■ Task
Write again exactly the lines in the listing below, starting at the line with "Reproduce this chart" and ending at the line with "const firstBinStart = [4.5, 4.0, 4.3, 6.5, 4.25];", both included. Pictures are not copied.

■ Provided data

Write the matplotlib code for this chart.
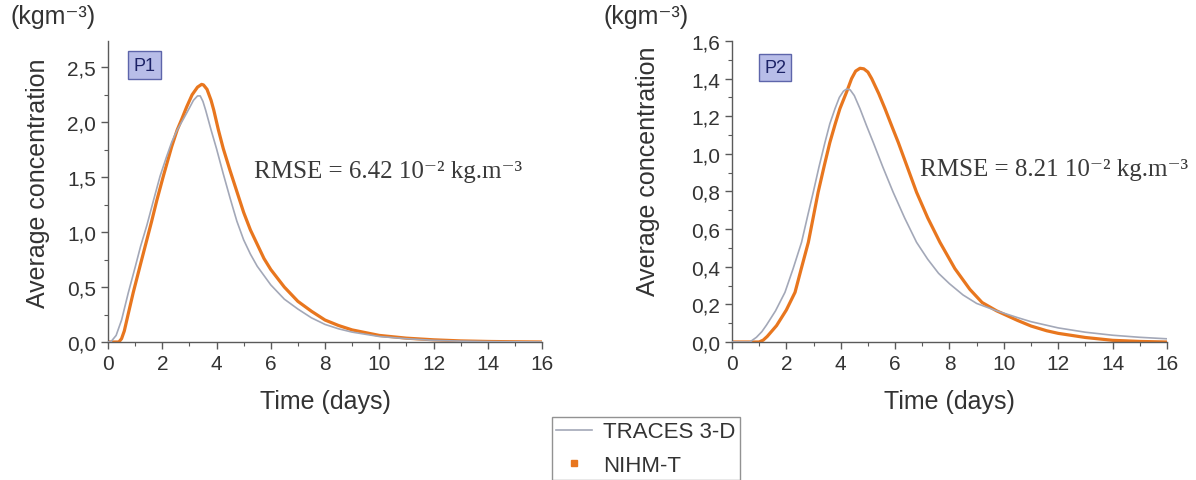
--
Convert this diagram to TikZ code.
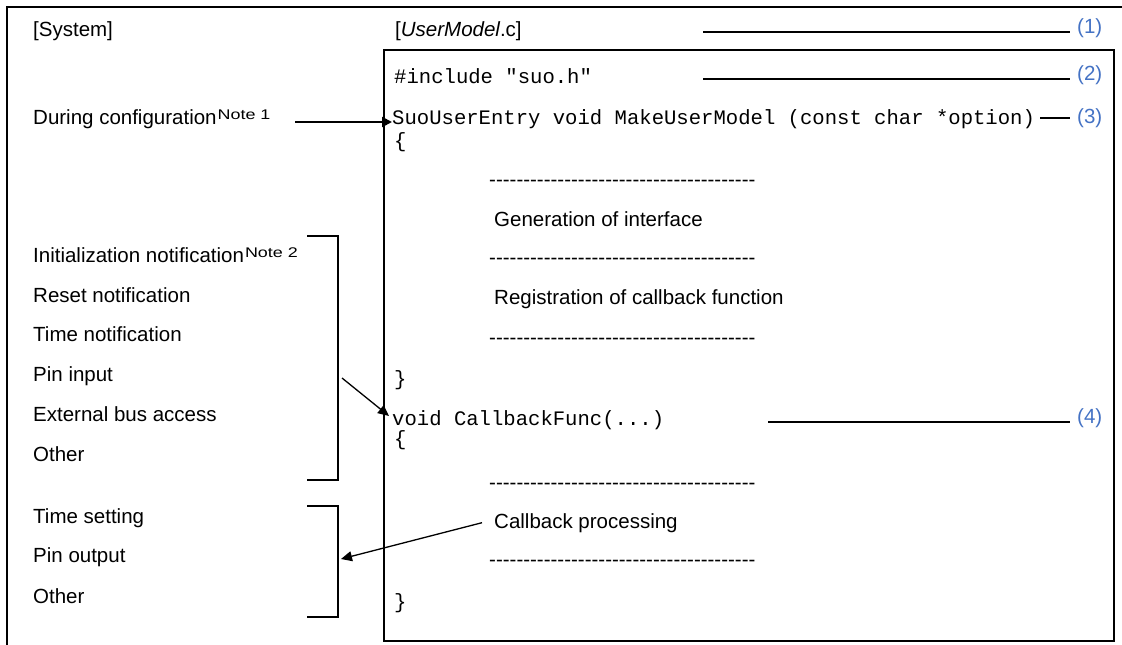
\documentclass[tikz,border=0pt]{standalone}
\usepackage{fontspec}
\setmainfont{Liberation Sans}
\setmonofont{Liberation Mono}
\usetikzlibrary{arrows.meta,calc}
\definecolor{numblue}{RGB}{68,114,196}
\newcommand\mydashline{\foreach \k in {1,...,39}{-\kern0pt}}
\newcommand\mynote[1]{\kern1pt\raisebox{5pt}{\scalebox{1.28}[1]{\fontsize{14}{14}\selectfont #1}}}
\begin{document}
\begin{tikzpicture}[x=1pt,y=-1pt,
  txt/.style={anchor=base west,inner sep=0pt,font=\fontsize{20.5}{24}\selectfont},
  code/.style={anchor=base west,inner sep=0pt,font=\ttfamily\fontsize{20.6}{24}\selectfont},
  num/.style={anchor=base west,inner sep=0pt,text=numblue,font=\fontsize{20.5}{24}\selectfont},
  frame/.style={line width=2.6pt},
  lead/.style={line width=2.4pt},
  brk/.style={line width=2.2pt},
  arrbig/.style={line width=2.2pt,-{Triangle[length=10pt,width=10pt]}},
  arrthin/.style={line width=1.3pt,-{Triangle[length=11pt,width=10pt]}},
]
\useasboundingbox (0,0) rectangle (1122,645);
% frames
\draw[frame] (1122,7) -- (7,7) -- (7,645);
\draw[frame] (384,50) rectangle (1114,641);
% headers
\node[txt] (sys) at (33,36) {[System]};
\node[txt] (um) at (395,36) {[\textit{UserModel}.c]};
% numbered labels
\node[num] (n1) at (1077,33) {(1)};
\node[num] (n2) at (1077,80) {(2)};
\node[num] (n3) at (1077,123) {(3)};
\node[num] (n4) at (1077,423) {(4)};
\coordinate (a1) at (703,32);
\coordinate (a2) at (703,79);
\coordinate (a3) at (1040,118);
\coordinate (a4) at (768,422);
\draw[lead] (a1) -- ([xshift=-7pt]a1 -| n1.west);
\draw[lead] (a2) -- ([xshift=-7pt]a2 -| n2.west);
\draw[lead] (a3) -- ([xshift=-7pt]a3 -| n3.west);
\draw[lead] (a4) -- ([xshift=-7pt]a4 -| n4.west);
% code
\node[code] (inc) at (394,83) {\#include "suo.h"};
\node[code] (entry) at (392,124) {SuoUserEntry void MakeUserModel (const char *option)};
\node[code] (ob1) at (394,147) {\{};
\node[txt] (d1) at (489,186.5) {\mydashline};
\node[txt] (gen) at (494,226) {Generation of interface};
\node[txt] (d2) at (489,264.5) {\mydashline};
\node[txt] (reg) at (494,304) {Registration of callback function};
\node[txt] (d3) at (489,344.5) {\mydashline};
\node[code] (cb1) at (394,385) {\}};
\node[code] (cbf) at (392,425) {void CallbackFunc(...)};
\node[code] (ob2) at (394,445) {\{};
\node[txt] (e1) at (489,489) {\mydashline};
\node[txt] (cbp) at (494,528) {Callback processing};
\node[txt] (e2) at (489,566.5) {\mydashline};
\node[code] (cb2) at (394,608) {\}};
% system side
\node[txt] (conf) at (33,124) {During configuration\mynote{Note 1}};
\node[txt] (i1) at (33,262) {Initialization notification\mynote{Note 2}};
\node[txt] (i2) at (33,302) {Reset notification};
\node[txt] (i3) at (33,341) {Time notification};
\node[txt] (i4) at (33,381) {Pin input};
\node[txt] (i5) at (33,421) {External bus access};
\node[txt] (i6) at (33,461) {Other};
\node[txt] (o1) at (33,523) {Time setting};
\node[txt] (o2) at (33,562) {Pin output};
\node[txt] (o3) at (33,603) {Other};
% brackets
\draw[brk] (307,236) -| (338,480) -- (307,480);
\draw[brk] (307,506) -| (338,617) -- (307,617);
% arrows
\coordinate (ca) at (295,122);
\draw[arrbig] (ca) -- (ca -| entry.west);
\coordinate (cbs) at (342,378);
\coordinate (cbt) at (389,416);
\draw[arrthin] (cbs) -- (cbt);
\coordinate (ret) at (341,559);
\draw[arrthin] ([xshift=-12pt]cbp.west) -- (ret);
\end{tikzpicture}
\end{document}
---
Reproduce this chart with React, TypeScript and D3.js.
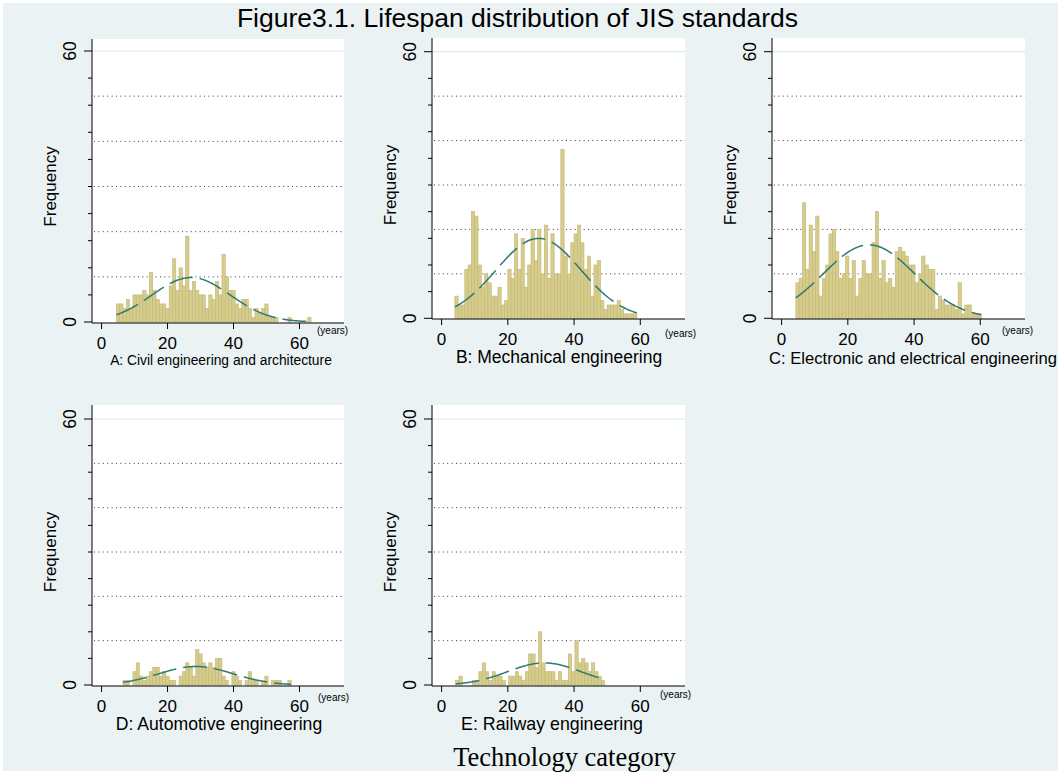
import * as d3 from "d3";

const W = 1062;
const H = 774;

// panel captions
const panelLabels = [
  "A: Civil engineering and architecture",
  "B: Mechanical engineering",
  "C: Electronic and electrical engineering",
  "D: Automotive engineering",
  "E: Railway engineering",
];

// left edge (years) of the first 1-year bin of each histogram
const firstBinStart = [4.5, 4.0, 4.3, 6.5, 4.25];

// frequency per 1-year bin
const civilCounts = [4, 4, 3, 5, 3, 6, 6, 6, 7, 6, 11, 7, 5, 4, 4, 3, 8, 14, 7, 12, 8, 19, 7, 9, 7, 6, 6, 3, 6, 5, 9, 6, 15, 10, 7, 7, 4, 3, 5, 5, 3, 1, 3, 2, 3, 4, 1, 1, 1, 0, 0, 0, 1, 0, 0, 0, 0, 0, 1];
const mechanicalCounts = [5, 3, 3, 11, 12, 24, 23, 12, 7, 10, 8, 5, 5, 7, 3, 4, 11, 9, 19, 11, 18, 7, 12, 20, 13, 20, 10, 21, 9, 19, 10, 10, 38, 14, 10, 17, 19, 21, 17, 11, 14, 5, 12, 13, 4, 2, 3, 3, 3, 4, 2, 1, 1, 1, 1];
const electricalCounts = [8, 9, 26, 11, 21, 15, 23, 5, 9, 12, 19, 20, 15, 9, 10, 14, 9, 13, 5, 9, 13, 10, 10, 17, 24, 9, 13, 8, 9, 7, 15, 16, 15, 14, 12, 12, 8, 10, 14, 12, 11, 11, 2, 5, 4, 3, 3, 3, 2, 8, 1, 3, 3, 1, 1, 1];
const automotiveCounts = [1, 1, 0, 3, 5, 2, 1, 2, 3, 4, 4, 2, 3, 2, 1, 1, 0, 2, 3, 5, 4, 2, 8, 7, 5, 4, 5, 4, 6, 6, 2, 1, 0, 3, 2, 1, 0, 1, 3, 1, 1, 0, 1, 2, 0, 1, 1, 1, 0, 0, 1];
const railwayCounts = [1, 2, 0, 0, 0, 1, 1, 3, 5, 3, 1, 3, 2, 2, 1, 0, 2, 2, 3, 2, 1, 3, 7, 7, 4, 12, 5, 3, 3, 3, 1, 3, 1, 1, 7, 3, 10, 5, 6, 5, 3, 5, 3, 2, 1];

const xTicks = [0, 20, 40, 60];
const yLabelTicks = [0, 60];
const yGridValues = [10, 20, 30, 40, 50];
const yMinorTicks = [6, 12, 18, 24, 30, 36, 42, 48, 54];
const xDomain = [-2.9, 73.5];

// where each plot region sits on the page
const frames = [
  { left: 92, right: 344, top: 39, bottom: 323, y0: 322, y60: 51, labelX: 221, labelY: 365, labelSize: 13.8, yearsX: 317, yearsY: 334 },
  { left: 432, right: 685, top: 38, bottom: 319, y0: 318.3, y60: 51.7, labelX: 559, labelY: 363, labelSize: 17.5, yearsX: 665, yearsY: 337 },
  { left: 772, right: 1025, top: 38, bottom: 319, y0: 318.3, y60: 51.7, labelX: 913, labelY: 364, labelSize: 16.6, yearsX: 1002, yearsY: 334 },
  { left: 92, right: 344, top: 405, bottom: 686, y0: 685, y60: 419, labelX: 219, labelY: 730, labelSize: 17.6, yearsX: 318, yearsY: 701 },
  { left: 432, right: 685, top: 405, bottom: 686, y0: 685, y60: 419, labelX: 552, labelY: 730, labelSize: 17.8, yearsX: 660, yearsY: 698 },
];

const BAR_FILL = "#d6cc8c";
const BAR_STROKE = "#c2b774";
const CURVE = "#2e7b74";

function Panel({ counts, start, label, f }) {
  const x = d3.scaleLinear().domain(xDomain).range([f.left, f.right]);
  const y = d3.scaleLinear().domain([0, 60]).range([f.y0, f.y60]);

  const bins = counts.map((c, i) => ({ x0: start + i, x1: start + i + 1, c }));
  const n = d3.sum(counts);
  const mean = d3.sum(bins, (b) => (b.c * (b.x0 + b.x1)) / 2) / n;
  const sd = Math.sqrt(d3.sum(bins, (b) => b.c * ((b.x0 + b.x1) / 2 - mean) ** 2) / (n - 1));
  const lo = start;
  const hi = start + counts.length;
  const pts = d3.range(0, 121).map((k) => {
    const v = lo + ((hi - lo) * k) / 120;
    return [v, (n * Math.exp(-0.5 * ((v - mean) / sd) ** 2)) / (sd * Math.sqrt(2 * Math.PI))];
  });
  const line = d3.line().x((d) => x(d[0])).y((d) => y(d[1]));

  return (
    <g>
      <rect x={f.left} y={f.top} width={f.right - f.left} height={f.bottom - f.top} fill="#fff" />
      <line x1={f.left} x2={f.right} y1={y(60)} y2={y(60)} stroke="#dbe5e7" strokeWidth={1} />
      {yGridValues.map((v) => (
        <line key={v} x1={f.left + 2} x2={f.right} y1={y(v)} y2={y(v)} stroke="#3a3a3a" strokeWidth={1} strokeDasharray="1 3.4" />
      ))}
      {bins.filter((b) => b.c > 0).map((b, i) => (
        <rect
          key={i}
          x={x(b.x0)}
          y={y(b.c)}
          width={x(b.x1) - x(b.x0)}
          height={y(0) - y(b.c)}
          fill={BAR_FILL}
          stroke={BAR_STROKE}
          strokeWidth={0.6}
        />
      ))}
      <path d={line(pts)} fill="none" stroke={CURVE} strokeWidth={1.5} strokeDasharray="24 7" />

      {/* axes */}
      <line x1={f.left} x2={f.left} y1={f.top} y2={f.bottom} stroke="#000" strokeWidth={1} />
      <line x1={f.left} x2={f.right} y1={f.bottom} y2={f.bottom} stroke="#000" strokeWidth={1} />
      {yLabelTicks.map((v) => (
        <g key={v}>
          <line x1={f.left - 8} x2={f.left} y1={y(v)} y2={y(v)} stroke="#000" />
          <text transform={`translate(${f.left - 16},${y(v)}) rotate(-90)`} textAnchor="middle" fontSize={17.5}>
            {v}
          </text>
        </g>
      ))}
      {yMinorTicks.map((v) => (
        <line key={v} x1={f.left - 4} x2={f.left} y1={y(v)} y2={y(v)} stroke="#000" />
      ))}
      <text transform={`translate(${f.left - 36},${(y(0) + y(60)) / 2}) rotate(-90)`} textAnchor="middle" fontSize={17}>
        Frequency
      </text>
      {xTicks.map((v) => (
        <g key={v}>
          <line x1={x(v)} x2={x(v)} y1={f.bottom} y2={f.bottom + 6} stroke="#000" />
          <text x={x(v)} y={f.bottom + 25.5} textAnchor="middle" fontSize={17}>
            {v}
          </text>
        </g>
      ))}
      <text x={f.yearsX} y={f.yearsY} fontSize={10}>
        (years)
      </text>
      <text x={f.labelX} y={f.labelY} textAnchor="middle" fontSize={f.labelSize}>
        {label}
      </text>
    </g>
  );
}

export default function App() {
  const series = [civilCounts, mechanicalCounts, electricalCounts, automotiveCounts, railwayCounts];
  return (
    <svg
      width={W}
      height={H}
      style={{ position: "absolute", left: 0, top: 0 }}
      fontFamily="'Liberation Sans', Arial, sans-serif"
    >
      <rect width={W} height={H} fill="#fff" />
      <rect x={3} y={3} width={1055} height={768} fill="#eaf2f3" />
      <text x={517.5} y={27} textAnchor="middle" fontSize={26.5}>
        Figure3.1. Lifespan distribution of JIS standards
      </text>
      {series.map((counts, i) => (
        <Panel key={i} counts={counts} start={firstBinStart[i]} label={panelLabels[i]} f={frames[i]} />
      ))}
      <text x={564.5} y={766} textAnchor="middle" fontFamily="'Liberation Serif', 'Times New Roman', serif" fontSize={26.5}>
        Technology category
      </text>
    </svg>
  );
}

■ Task result
Reproduce this chart with React, TypeScript and D3.js.
import * as d3 from "d3";

const W = 1062;
const H = 774;

// panel captions
const panelLabels = [
  "A: Civil engineering and architecture",
  "B: Mechanical engineering",
  "C: Electronic and electrical engineering",
  "D: Automotive engineering",
  "E: Railway engineering",
];

// left edge (years) of the first 1-year bin of each histogram
const firstBinStart = [4.5, 4.0, 4.3, 6.5, 4.25];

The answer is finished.